Problem to work on »
Gather all lines in the data that hold the string "code".

Material to process »
────────────────────
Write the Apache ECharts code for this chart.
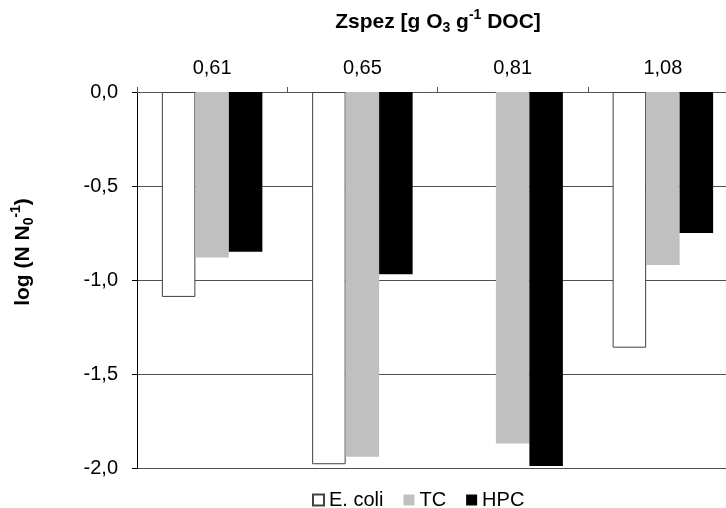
────────────────────
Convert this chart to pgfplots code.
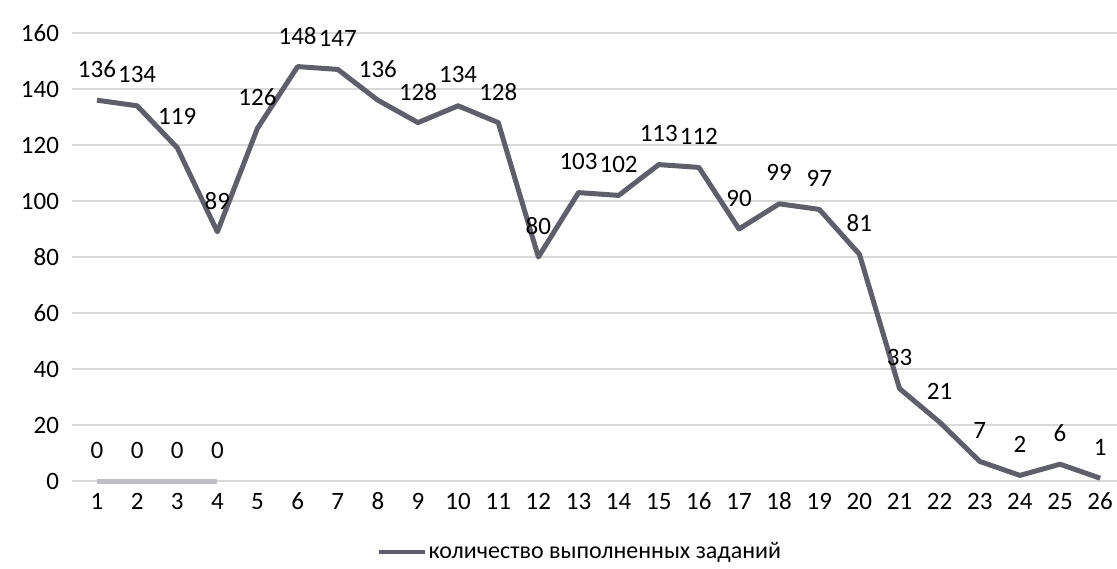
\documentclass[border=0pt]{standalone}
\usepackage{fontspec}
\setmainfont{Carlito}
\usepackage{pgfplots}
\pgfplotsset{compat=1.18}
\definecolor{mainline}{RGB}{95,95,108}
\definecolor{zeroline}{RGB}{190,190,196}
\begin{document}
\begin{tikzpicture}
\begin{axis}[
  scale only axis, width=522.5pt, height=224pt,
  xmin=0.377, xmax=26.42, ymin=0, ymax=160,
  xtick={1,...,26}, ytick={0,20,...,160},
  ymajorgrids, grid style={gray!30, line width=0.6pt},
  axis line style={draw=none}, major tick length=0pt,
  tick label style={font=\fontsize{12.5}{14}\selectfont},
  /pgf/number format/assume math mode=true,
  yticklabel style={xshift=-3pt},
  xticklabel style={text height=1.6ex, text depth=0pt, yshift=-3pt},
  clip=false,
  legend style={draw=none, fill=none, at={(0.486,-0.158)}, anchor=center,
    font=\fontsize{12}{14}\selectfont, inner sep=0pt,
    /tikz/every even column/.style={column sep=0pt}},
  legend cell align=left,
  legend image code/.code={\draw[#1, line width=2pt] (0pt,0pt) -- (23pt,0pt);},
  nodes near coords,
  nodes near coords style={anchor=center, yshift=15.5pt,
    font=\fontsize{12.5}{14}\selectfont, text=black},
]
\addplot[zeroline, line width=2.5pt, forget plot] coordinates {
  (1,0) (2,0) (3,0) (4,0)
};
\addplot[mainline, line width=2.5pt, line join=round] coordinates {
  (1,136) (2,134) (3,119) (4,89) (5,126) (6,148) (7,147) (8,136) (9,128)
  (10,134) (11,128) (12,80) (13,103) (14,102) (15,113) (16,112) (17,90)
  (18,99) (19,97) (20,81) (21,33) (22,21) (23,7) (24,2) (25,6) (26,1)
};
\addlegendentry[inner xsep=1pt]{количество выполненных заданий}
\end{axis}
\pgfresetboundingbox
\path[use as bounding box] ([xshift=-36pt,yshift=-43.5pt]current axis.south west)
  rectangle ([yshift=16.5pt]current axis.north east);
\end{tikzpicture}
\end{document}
────────────────────
Exercise output »
Write the Apache ECharts code for this chart.
Convert this chart to pgfplots code.
  legend image code/.code={\draw[#1, line width=2pt] (0pt,0pt) -- (23pt,0pt);},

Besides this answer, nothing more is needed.